§ What to produce: Write out the data below exactly as given, without any of its pictures.

---------- Supplied material

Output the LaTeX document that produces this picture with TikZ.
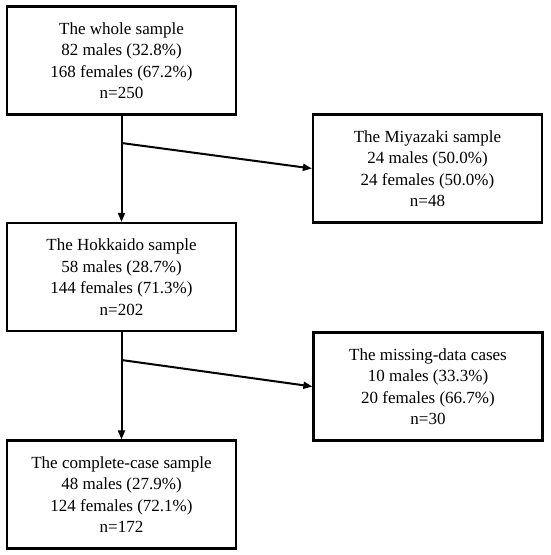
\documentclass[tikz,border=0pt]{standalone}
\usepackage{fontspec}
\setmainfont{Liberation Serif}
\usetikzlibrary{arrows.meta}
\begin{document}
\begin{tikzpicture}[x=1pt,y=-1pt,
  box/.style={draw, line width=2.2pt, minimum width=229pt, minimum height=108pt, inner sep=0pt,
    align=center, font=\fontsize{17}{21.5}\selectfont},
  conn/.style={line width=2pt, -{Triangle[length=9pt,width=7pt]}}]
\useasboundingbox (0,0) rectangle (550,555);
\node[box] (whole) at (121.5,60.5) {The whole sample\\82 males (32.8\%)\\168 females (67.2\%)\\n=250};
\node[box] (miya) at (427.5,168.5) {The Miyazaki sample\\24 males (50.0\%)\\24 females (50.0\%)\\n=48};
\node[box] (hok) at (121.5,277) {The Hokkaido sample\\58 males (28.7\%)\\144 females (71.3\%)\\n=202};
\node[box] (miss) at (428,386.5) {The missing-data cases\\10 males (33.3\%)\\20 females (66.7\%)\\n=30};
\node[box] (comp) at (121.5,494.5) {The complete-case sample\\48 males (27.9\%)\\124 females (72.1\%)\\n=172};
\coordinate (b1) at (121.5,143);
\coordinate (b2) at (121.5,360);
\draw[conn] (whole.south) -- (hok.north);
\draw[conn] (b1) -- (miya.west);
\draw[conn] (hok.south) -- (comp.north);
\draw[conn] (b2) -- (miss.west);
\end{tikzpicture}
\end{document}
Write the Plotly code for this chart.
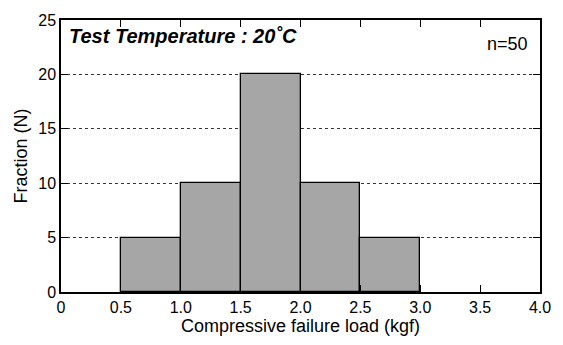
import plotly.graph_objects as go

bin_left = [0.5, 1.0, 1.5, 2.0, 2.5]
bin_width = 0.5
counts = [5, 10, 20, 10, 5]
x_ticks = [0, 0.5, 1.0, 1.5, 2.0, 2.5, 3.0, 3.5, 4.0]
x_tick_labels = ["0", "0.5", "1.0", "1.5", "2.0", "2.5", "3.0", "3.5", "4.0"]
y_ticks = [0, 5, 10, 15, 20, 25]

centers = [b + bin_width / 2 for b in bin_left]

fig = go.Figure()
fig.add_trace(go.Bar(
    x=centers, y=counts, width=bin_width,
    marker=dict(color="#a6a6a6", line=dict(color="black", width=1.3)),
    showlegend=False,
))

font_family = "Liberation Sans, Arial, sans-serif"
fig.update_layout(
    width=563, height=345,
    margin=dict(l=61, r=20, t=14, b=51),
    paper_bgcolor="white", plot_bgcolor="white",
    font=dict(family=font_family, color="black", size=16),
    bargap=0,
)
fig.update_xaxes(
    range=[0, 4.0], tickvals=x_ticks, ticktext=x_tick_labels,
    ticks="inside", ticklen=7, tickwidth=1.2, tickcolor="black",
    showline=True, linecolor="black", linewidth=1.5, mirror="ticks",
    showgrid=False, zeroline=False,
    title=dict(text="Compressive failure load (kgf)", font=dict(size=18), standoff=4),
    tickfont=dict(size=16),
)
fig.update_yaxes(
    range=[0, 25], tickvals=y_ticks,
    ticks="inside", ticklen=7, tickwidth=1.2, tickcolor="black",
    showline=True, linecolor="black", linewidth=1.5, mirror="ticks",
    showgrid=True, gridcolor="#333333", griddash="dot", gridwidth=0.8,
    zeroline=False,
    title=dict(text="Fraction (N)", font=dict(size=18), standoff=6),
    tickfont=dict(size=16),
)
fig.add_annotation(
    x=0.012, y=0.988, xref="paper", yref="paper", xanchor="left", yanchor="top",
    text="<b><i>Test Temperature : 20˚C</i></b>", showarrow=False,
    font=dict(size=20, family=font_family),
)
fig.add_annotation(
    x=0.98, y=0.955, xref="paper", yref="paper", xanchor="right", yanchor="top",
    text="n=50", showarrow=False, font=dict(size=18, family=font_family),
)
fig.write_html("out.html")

--------------------

§ Task response:
Output the LaTeX document that produces this picture with TikZ.
\documentclass[tikz,border=0pt]{standalone}
\usepackage{fontspec}
\setmainfont{Liberation Serif}
\usetikzlibrary{arrows.meta}
\begin{document}
\begin{tikzpicture}[x=1pt,y=-1pt,
  box/.style={draw, line width=2.2pt, minimum width=229pt, minimum height=108pt, inner sep=0pt,
    align=center, font=\fontsize{17}{21.5}\selectfont},
  conn/.style={line width=2pt, -{Triangle[length=9pt,width=7pt]}}]
\useasboundingbox (0,0) rectangle (550,555);
\node[box] (whole) at (121.5,60.5) {The whole sample\\82 males (32.8\%)\\168 females (67.2\%)\\n=250};
\node[box] (miya) at (427.5,168.5) {The Miyazaki sample\\24 males (50.0\%)\\24 females (50.0\%)\\n=48};
\node[box] (hok) at (121.5,277) {The Hokkaido sample\\58 males (28.7\%)\\144 females (71.3\%)\\n=202};
\node[box] (miss) at (428,386.5) {The missing-data cases\\10 males (33.3\%)\\20 females (66.7\%)\\n=30};
\node[box] (comp) at (121.5,494.5) {The complete-case sample\\48 males (27.9\%)\\124 females (72.1\%)\\n=172};
\coordinate (b1) at (121.5,143);
\coordinate (b2) at (121.5,360);
\draw[conn] (whole.south) -- (hok.north);
\draw[conn] (b1) -- (miya.west);
\draw[conn] (hok.south) -- (comp.north);
\draw[conn] (b2) -- (miss.west);
\end{tikzpicture}
\end{document}
Write the Plotly code for this chart.
import plotly.graph_objects as go

bin_left = [0.5, 1.0, 1.5, 2.0, 2.5]
bin_width = 0.5
counts = [5, 10, 20, 10, 5]
x_ticks = [0, 0.5, 1.0, 1.5, 2.0, 2.5, 3.0, 3.5, 4.0]
x_tick_labels = ["0", "0.5", "1.0", "1.5", "2.0", "2.5", "3.0", "3.5", "4.0"]
y_ticks = [0, 5, 10, 15, 20, 25]

centers = [b + bin_width / 2 for b in bin_left]

fig = go.Figure()
fig.add_trace(go.Bar(
    x=centers, y=counts, width=bin_width,
    marker=dict(color="#a6a6a6", line=dict(color="black", width=1.3)),
    showlegend=False,
))

font_family = "Liberation Sans, Arial, sans-serif"
fig.update_layout(
    width=563, height=345,
    margin=dict(l=61, r=20, t=14, b=51),
    paper_bgcolor="white", plot_bgcolor="white",
    font=dict(family=font_family, color="black", size=16),
    bargap=0,
)
fig.update_xaxes(
    range=[0, 4.0], tickvals=x_ticks, ticktext=x_tick_labels,
    ticks="inside", ticklen=7, tickwidth=1.2, tickcolor="black",
    showline=True, linecolor="black", linewidth=1.5, mirror="ticks",
    showgrid=False, zeroline=False,
    title=dict(text="Compressive failure load (kgf)", font=dict(size=18), standoff=4),
    tickfont=dict(size=16),
)
fig.update_yaxes(
    range=[0, 25], tickvals=y_ticks,
    ticks="inside", ticklen=7, tickwidth=1.2, tickcolor="black",
    showline=True, linecolor="black", linewidth=1.5, mirror="ticks",
    showgrid=True, gridcolor="#333333", griddash="dot", gridwidth=0.8,
    zeroline=False,
    title=dict(text="Fraction (N)", font=dict(size=18), standoff=6),
    tickfont=dict(size=16),
)
fig.add_annotation(
    x=0.012, y=0.988, xref="paper", yref="paper", xanchor="left", yanchor="top",
    text="<b><i>Test Temperature : 20˚C</i></b>", showarrow=False,
    font=dict(size=20, family=font_family),
)
fig.add_annotation(
    x=0.98, y=0.955, xref="paper", yref="paper", xanchor="right", yanchor="top",
    text="n=50", showarrow=False, font=dict(size=18, family=font_family),
)
fig.write_html("out.html")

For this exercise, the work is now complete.